I can say with pride verging on smugness that I've got two very successful shows that assume their audience is very smart.
Cinema is so slow and boring compared to television.
I absolutely love television, and I don't mean to be vulgar, but as I keep having to explain to people from the movie industry, I get more power and more money doing television, so why on earth would I do a film?
My priorities are where they should be, which is making really great, really exciting television.
I think of myself as a writer with a sense of humour rather than a comedy writer. Happy to tell a story with lots of jokes in it - I wouldn't know how to do jokes without the story.
I know this is going to sound very self-serving, and I apologize for it, but if you can write comedy, you can pretty much write anything, because it's the hardest. It's the most technically demanding, the most precisely evaluated form of writing. People know if it works or not. There's a big button marked 'fail,' and that's when nobody laughs.
The way you get your script to the right people is that you put it in an envelope. It's easy.

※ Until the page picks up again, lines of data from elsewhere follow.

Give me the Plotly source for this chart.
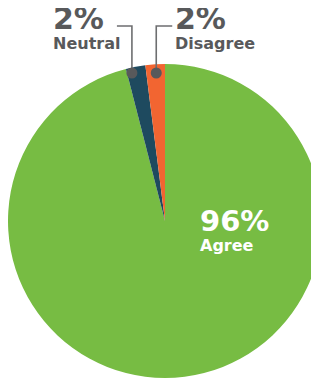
import math
import plotly.graph_objects as go

labels = ["Agree", "Neutral", "Disagree"]
values = [96, 2, 2]
colors = ["#77BC43", "#1E4A5F", "#F26531"]

OFF = 8  # page body margin
W, H = 315, 371
R = 157.0
cx, cy = OFF + R, 221.0

def px(x):
    return (x - OFF) / W

def py(y):
    return 1 - (y - OFF) / H

def clamp(v):
    return min(1.0, max(0.0, v))

fig = go.Figure(go.Pie(
    labels=labels, values=values, sort=False, direction="clockwise",
    rotation=0, marker=dict(colors=colors, line=dict(width=0)),
    textinfo="none", hoverinfo="label+percent", showlegend=False,
    domain=dict(x=[clamp(px(cx - R)), clamp(px(cx + R))],
                y=[clamp(py(cy + R)), clamp(py(cy - R))]),
))

gray = "#58595B"
linegray = "#6D6E70"
font = "'DejaVu Sans', sans-serif"
total = sum(values)
shapes = []
annotations = []
# fraction through each small slice where its marker dot sits
dot_frac = {"Neutral": 0.75, "Disagree": 0.47}
cum = 0
for lab, v in zip(labels, values):
    start = cum
    cum += v
    if lab not in dot_frac:
        continue
    # angle measured counterclockwise from 12 o'clock (slices end at the top)
    ang = (total - (start + v * (1 - dot_frac[lab]))) / total * 2 * math.pi
    dy = cy - 148
    dx = cx - (cy - dy) * math.tan(ang)
    dr = 5.5
    ly = 26
    hx = dx - 15 if lab == "Neutral" else dx + 16
    shapes.append(dict(type="path", xref="paper", yref="paper",
                       path=f"M {px(dx)} {py(dy)} L {px(dx)} {py(ly)} L {px(hx)} {py(ly)}",
                       line=dict(color=linegray, width=1.6)))
    shapes.append(dict(type="circle", xref="paper", yref="paper",
                       x0=px(dx - dr), x1=px(dx + dr), y0=py(dy + dr), y1=py(dy - dr),
                       fillcolor=gray, line=dict(width=0)))
    tx = 51 if lab == "Neutral" else 173
    annotations.append(dict(x=px(tx), y=py(18), xref="paper", yref="paper",
                            text=f"<b>{v}%</b>", showarrow=False, xanchor="left", yanchor="middle",
                            font=dict(family=font, size=30, color=gray)))
    annotations.append(dict(x=px(tx), y=py(43.5), xref="paper", yref="paper",
                            text=f"<b>{lab}</b>", showarrow=False, xanchor="left", yanchor="middle",
                            font=dict(family=font, size=16, color=gray)))

annotations.append(dict(x=px(198), y=py(221), xref="paper", yref="paper",
                        text=f"<b>{values[0]}%</b>", showarrow=False, xanchor="left", yanchor="middle",
                        font=dict(family=font, size=29, color="white")))
annotations.append(dict(x=px(198), y=py(245.5), xref="paper", yref="paper",
                        text=f"<b>{labels[0]}</b>", showarrow=False, xanchor="left", yanchor="middle",
                        font=dict(family=font, size=16, color="white")))

fig.update_layout(width=W, height=H, margin=dict(l=0, r=0, t=0, b=0),
                  paper_bgcolor="white", plot_bgcolor="white",
                  shapes=shapes, annotations=annotations)
fig.write_html("out.html")
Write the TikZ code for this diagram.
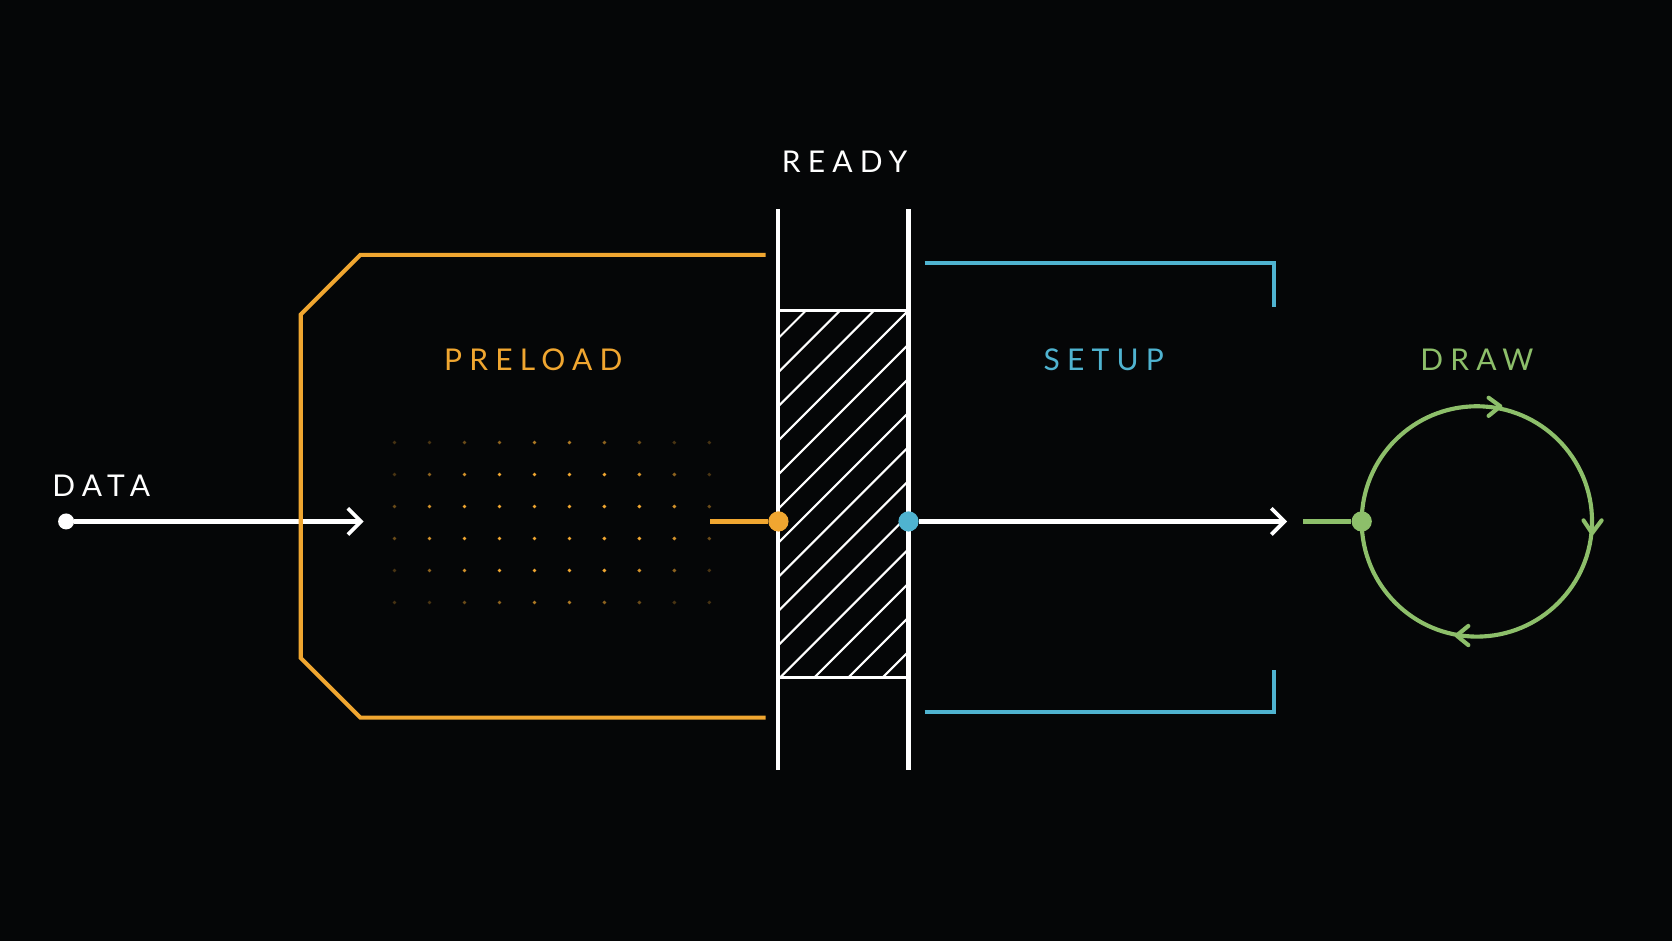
\documentclass[tikz,border=0pt]{standalone}
\usepackage{fontspec}
\setmainfont{Lato}
\usetikzlibrary{arrows.meta}
\definecolor{bg}{HTML}{050607}
\definecolor{org}{HTML}{F0A630}
\definecolor{blu}{HTML}{4FB3D0}
\definecolor{grn}{HTML}{8DBF6A}
\begin{document}
\begin{tikzpicture}[x=0.02cm,y=-0.02cm,
  ln/.style={line width=2.2pt},
  lbl/.style={font=\fontsize{16}{18}\selectfont\addfontfeature{LetterSpace=24}},
  arr/.style={-{Straight Barb[length=7pt,width=14pt,line width=2pt]}},
  dot/.style={circle,inner sep=0pt,minimum size=0.38cm}]
\fill[bg] (0,0) rectangle (1568,882);
\useasboundingbox (0,0) rectangle (1568,882);
% DATA
\node[lbl,white] (tdata) at (95,456) {DATA};
\node[dot,fill=white,minimum size=0.3cm] (d0) at (62,489) {};
\coordinate (d1) at (341,489);
\draw[ln,white,arr] (d0) -- (d1);
% PRELOAD
\draw[ln,org] (718,239) -- (338,239) -- (282,295) -- (282,617) -- (338,673) -- (718,673);
\node[lbl,org] (tpre) at (500,337) {PRELOAD};
\foreach \i in {0,...,9}{\foreach \j in {0,...,5}{
  \pgfmathsetmacro\op{max(0.1,(1-abs(\i-4.5)/5.5)*(1-abs(\j-2.5)/3.5))*2.8}
  \pgfmathsetmacro\opp{min(1,\op)}
  \fill[org,opacity=\opp] (370+32.8*\i,415+30*\j) circle (1.8);
}}
% READY
\node[lbl,white] (tready) at (792,152) {READY};
\begin{scope}
\clip (730,291) rectangle (852,635);
\foreach \k in {0,...,17}{
  \draw[line width=1.1pt,white] (730-350+32*\k,635) -- ++(400,-400);
}
\end{scope}
\draw[line width=1.6pt,white] (730,291) rectangle (852,635);
\draw[ln,white] (730,196) -- (730,722);
\draw[ln,white] (852,196) -- (852,722);
\coordinate (o0) at (666,489);
\node[dot,fill=org] (od) at (730,489) {};
\draw[ln,org] (o0) -- (od);
% SETUP
\node[dot,fill=blu] (bd) at (852,489) {};
\coordinate (b1) at (1207,489);
\draw[ln,white,arr] (bd) -- (b1);
\draw[ln,blu] (867,247) -- (1195,247) -- (1195,288);
\draw[ln,blu] (867,668) -- (1195,668) -- (1195,628);
\node[lbl,blu] (tsetup) at (1035,337) {SETUP};
% DRAW
\node[lbl,grn] (tdraw) at (1385,337) {DRAW};
\coordinate (g0) at (1222,489);
\draw[ln,grn] (1385,489) circle (108);
\node[dot,fill=grn] (gd) at (1277,489) {};
\draw[ln,grn] (g0) -- (gd);
\draw[ln,grn,line cap=round,line join=round] (1396,373) -- (1407,381) -- (1396,390);
\draw[ln,grn,line cap=round,line join=round] (1485,488) -- (1493,500) -- (1502,488);
\draw[ln,grn,line cap=round,line join=round] (1377,587) -- (1366,596) -- (1377,605);
\end{tikzpicture}
\end{document}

The difficult bit is writing something that is so good people will take a punt on a brand new writer.
When writing comedy, you have to have the confidence to believe that there is only one type of relationship in the world, and we are all having it, that all men behave in the same way and so do all women.
If you take most men aside when their wives are pregnant, most men are pretty frightened and worried and faintly disgusted by the whole experience.